Here’s a fun fact that will probably blow your mind: The average Brazilian, Colombian and Mexican woman will have 1.8, 1.9 and 2.2 children, respectively, over the course of her life. That’s no higher than the average American woman, who has 1.8 children over the course of her life, and — in the case of Brazil and Colombia — actually below the replacement rate.

The stereotype of the large, Catholic, Latino family simply no longer holds true. The most fertile country in the region is Guatemala… and even there, the number is only 3.2 children per woman.

There are plenty of theories as to what led to the birth dearth: more liberal social views, declining influence of the Church, better educational and career opportunities for women, etc., and all are no doubt contributing factors. But I have my own theory here. It’s all about money.

I spend a lot of time in Peru (it comes with the turf when you marry a Peruvian woman), and I’ve noticed the trend towards smaller families here as well. You can explain some of the trend in smaller families to women getting married later (my wife’s high school friends are all around 35 years old, and the majority are still unmarried). But even this can be partly explained by money. It’s so expensive to live in Lima, Peru, most couples can’t realistically afford to get married and start their own household until they’re pushing middle age.

Wages are rising in Peru (and the rest of Latin America), but the cost of living — and specifically housing — is rising a lot faster.

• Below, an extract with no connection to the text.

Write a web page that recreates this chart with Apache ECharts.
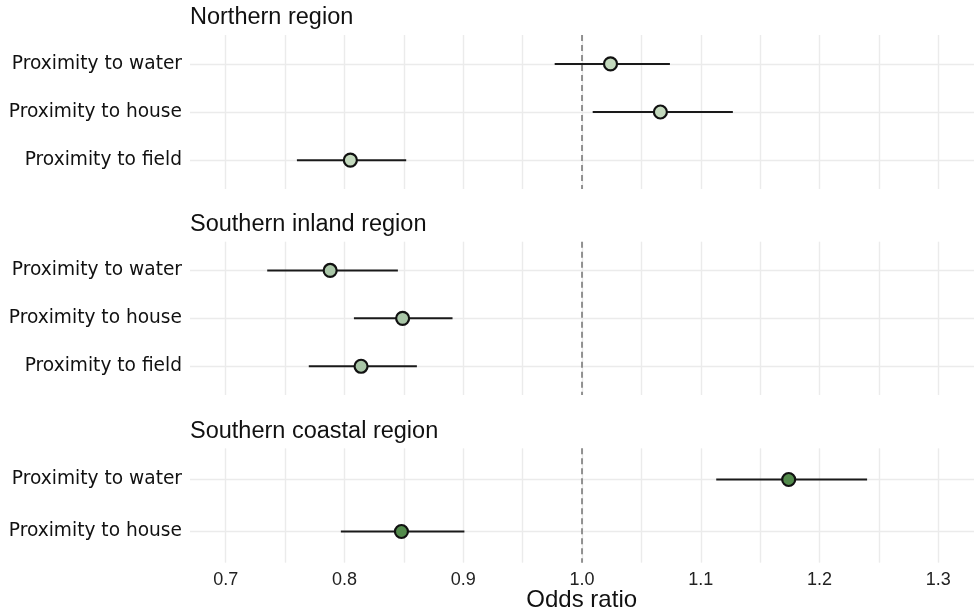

If you want your child to be employable, you also have to pay for private education in Peru, which can easily top $1,000 per month per child for even a mid-tier school. Most American or European families would struggle with paying an extra $2,000 to $3,000 per month in school fees, so imagine how much worse it is on a local salary.

I’d liken it to American trying to afford a large family in Manhattan or San Francisco. It’s just not realistic for the vast majority of people.

Smaller families aren’t a problem… yet. Though if family sizes continue to shrink, Latin America is going to eventually have the same problems facing Japan and much of Europe: aging populations and stagnating economic growth.